Why 0.2 Beat 0.8
The change made the model cleaner. It also made the system worse. What followed was a reminder that real networks operate under constraints that are not always visible from first principles.
Tinkering with Time, Tech, and Culture #47
I have been using AI to help clean up some of our legacy C networking code.
One of the areas it immediately pushed on was our RTT estimator. Specifically this constant:
#define ALPHA_RTT 0.2
The model was very confident this was wrong.
It recommended changing it to:
#define ALPHA_RTT 0.8
The reasoning made sense on the surface. A higher alpha produces a smoother RTT estimate. Less noise. More stability. Closer to what you would expect from a well behaved EWMA.
So we tested it.
The Problem
On clean links, both versions looked fine.
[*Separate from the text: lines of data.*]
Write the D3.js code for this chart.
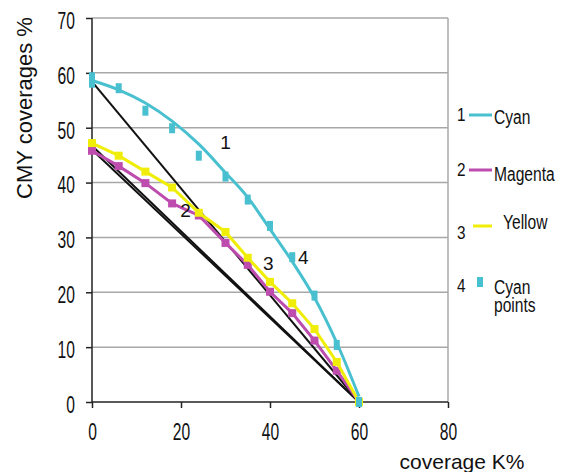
<!DOCTYPE html>
<html>
<head>
<meta charset="utf-8">
<script src="https://cdn.jsdelivr.net/npm/d3@7"></script>
<style>
  body { margin: 0; background: #fff; }
  svg { display: block; }
  text { font-family: "Liberation Sans", Arial, sans-serif; }
</style>
</head>
<body>
<div id="chart"></div>
<script>
// coverage K% sampled on the x axis
const kValues = [0, 6, 12, 18, 24, 30, 35, 40, 45, 50, 55, 60];

const cyanCurve = [58.6, 56.9, 54.5, 51.2, 47.0, 41.8, 37.3, 31.5, 25.6, 19.0, 10.8, 1.0];
const magenta   = [45.8, 43.0, 39.9, 36.2, 34.0, 29.0, 25.0, 20.1, 16.2, 11.2, 5.7, 0];
const yellow    = [47.2, 44.9, 42.0, 39.1, 34.5, 31.0, 26.3, 21.9, 18.0, 13.3, 7.3, 0];

// cyan measured points
const cyanPointK = [0, 0, 6, 12, 18, 24, 30, 35, 40, 45, 50, 55, 60];
const cyanPointV = [59.2, 58.2, 57.2, 53.1, 49.9, 44.9, 41.1, 36.9, 32.1, 26.4, 19.4, 10.4, 0];

// straight black reference lines: start value at K=0, all end at K=60, 0%
const refStarts = [58.4, 46.7, 46.0];
const refEndK = 60;

const xTicks = [0, 20, 40, 60, 80];
const yTicks = [0, 10, 20, 30, 40, 50, 60, 70];

const colors = {
    cyan: "#49c0cf",
    magenta: "#bd4cae",
    yellow: "#f0ee08",
    black: "#111",
    grid: "#a8a8a8"
};

const W = 565, H = 472;
const x = d3.scaleLinear().domain([0, 80]).range([92, 448]);
const y = d3.scaleLinear().domain([0, 70]).range([402, 18]);

const svg = d3.select("#chart").append("svg")
    .attr("width", W)
    .attr("height", H);

// squeeze text horizontally, like the narrow font of the original
function narrow(sel, f) {
    sel.each(function() {
        const len = this.getComputedTextLength();
        d3.select(this)
            .attr("textLength", len * f)
            .attr("lengthAdjust", "spacingAndGlyphs");
    });
}

// grid lines
svg.append("g").selectAll("line")
    .data(yTicks.filter(d => d > 0))
    .enter().append("line")
    .attr("x1", x(0)).attr("x2", x(80))
    .attr("y1", d => y(d)).attr("y2", d => y(d))
    .attr("stroke", colors.grid)
    .attr("stroke-width", 1.5);

svg.append("line")
    .attr("x1", x(80)).attr("x2", x(80))
    .attr("y1", y(70)).attr("y2", y(0))
    .attr("stroke", colors.grid)
    .attr("stroke-width", 1.5);

// axes
const yAxis = svg.append("g")
    .attr("transform", `translate(${x(0)},0)`)
    .call(d3.axisLeft(y).tickValues(yTicks).tickSize(6).tickPadding(11));
const xAxis = svg.append("g")
    .attr("transform", `translate(0,${y(0)})`)
    .call(d3.axisBottom(x).tickValues(xTicks).tickSize(6).tickPadding(16));

[xAxis, yAxis].forEach(a => {
    a.select(".domain").attr("stroke", "#222").attr("stroke-width", 1.5);
    a.selectAll(".tick line").attr("stroke", "#222").attr("stroke-width", 1.5);
    a.selectAll("text")
        .attr("font-family", "Liberation Sans, Arial, sans-serif")
        .attr("font-size", 23)
        .attr("fill", "#111")
        .call(narrow, 0.68);
});
yAxis.selectAll("text").attr("dy", "0.45em");
yAxis.select(".domain").attr("d", `M0,${y(70)}V${y(0)}`);
xAxis.select(".domain").attr("d", `M${x(0)},0H${x(80)}`);

// black reference lines
svg.append("g").selectAll("line")
    .data(refStarts)
    .enter().append("line")
    .attr("x1", x(0)).attr("y1", d => y(d))
    .attr("x2", x(refEndK)).attr("y2", y(0))
    .attr("stroke", colors.black)
    .attr("stroke-width", 2);

const line = d3.line()
    .x(d => x(d.k))
    .y(d => y(d.v));

const series = [
    { key: "magenta", values: magenta },
    { key: "yellow", values: yellow }
];

series.forEach(s => {
    const pts = kValues.map((k, i) => ({ k: k, v: s.values[i] }));
    svg.append("path")
        .datum(pts)
        .attr("d", line)
        .attr("fill", "none")
        .attr("stroke", colors[s.key])
        .attr("stroke-width", 3);
    svg.append("g").selectAll("rect")
        .data(pts)
        .enter().append("rect")
        .attr("x", d => x(d.k) - 4)
        .attr("y", d => y(d.v) - 4)
        .attr("width", 8)
        .attr("height", 8)
        .attr("fill", colors[s.key]);
});

// cyan smooth curve
const cyanPts = kValues.map((k, i) => ({ k: k, v: cyanCurve[i] }));
svg.append("path")
    .datum(cyanPts)
    .attr("d", d3.line().x(d => x(d.k)).y(d => y(d.v)).curve(d3.curveMonotoneX))
    .attr("fill", "none")
    .attr("stroke", colors.cyan)
    .attr("stroke-width", 3);

svg.append("g").selectAll("rect")
    .data(cyanPointK.map((k, i) => ({ k: k, v: cyanPointV[i] })))
    .enter().append("rect")
    .attr("x", d => x(d.k) - 3)
    .attr("y", d => y(d.v) - 5)
    .attr("width", 6)
    .attr("height", 10)
    .attr("fill", colors.cyan);

// numbers next to the curves
const curveLabels = [
    { t: "1", k: 30, v: 47.3 },
    { t: "2", k: 21, v: 35.0 },
    { t: "3", k: 39.6, v: 25.2 },
    { t: "4", k: 47.5, v: 26.3 }
];
svg.append("g").selectAll("text")
    .data(curveLabels)
    .enter().append("text")
    .attr("x", d => x(d.k))
    .attr("y", d => y(d.v))
    .attr("dy", "0.35em")
    .attr("text-anchor", "middle")
    .attr("font-size", 19)
    .attr("fill", "#111")
    .text(d => d.t);

// axis titles
svg.append("text")
    .attr("transform", "translate(32,108) rotate(-90)")
    .attr("text-anchor", "middle")
    .attr("font-size", 22)
    .attr("fill", "#111")
    .text("CMY coverages %");

svg.append("text")
    .attr("x", 462)
    .attr("y", 469)
    .attr("text-anchor", "middle")
    .attr("font-size", 21)
    .attr("fill", "#111")
    .text("coverage K%");

// legend
const legend = [
    { n: "1", ny: 121, mark: "line", c: colors.cyan, x1: 469, x2: 492, my: 115, lines: ["Cyan"], tx: 494, ty: 124 },
    { n: "2", ny: 176, mark: "line", c: colors.magenta, x1: 469, x2: 492, my: 170, lines: ["Magenta"], tx: 494, ty: 181 },
    { n: "3", ny: 239, mark: "line", c: colors.yellow, x1: 473, x2: 492, my: 226, lines: ["Yellow"], tx: 503, ty: 229 },
    { n: "4", ny: 292, mark: "rect", c: colors.cyan, x1: 477, x2: 483, my: 282, lines: ["Cyan", "points"], tx: 494, ty: 294 }
];
const lg = svg.append("g").selectAll("g")
    .data(legend)
    .enter().append("g");

lg.append("text")
    .attr("x", 457)
    .attr("y", d => d.ny)
    .attr("font-size", 18)
    .attr("fill", "#111")
    .text(d => d.n)
    .call(narrow, 0.85);

lg.filter(d => d.mark === "line").append("line")
    .attr("x1", d => d.x1).attr("x2", d => d.x2)
    .attr("y1", d => d.my).attr("y2", d => d.my)
    .attr("stroke", d => d.c)
    .attr("stroke-width", 3);

lg.filter(d => d.mark === "rect").append("rect")
    .attr("x", d => d.x1)
    .attr("y", d => d.my - 5)
    .attr("width", d => d.x2 - d.x1)
    .attr("height", 10)
    .attr("fill", d => d.c);

lg.each(function(d) {
    const g = d3.select(this);
    d.lines.forEach((t, i) => {
        g.append("text")
            .attr("x", d.tx)
            .attr("y", d.ty + i * 18)
            .attr("font-size", 20)
            .attr("fill", "#111")
            .text(t)
            .call(narrow, 0.78);
    });
});
</script>
</body>
</html>
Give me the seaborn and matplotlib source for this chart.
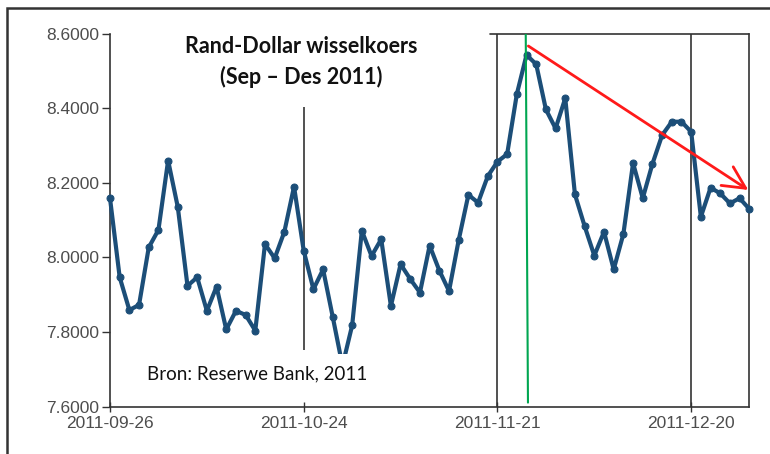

On real networks, especially lossy and variable ones, things started to break down.
We ran repeated iperf tests across a range of links. Wired, wireless, mobile. The pattern was consistent.
With the new model, throughput degraded over time. After several runs, the tunnel would collapse into low throughput and never fully recover.
The original implementation did not show this behavior.
What Changed
The RTT estimator in the system looks like this:
session->rtt = ALPHA_RTT * session->rtt + (1 - ALPHA_RTT) * sample;
With ALPHA_RTT set to 0.2, the system weights new samples heavily. About 80 percent of the estimate comes from the latest measurement.
With ALPHA_RTT set to 0.8, the system does the opposite. It mostly trusts its history and only slowly incorporates new information.
On paper, 0.8 looks more stable.
In practice, it was the source of the failure.
The Part That Is Easy To Miss
RTT in this system is not sampled continuously.
It is only measured from packets that were never retransmitted. Once a packet is retransmitted, its timing data is discarded and it no longer contributes to RTT calculation
That means on a lossy link:
- many packets are retransmitted
- those packets do not produce RTT samples
- valid samples become sparse
Now combine that with a high alpha.
The estimator becomes slow to react at exactly the moment when the network conditions have changed.
If RTT increases during loss, the estimate rises. But when conditions improve, there are not enough clean samples to pull it back down.
The result is a kind of estimator poisoning. The system remembers the bad state and cannot recover from it.
What The Original Code Was Actually Doing
With ALPHA_RTT set to 0.2, the estimator behaves very differently.
- it reacts quickly to new conditions
- it tolerates noisy samples
- it converges back down after disruption
It is less smooth. It is also far more resilient.
What looked like a rough or overly aggressive choice was actually tuned for a specific constraint:
RTT sampling is sparse under loss.
Once you see that, the choice makes sense.
What Changed The Outcome
After feeding the test data back into the model, the recommendation changed.
The conclusion shifted from “this should be smoother” to “this needs to recover faster.”
The original implementation was not wrong. It was well tuned for the environment it runs in.
We are still making small adjustments, but the main takeaway is clear.
The Lesson
Code that has lived in production for years often encodes constraints that are not obvious from first principles.
It reflects:
- incomplete information
- imperfect sampling
- real world failure modes
AI is extremely useful for exploring alternatives and challenging assumptions.
But it optimizes for the model it sees.
Real systems operate inside constraints that are not always visible in the abstraction.
Final Thought
There is a difference between what looks optimal and what survives contact with the network.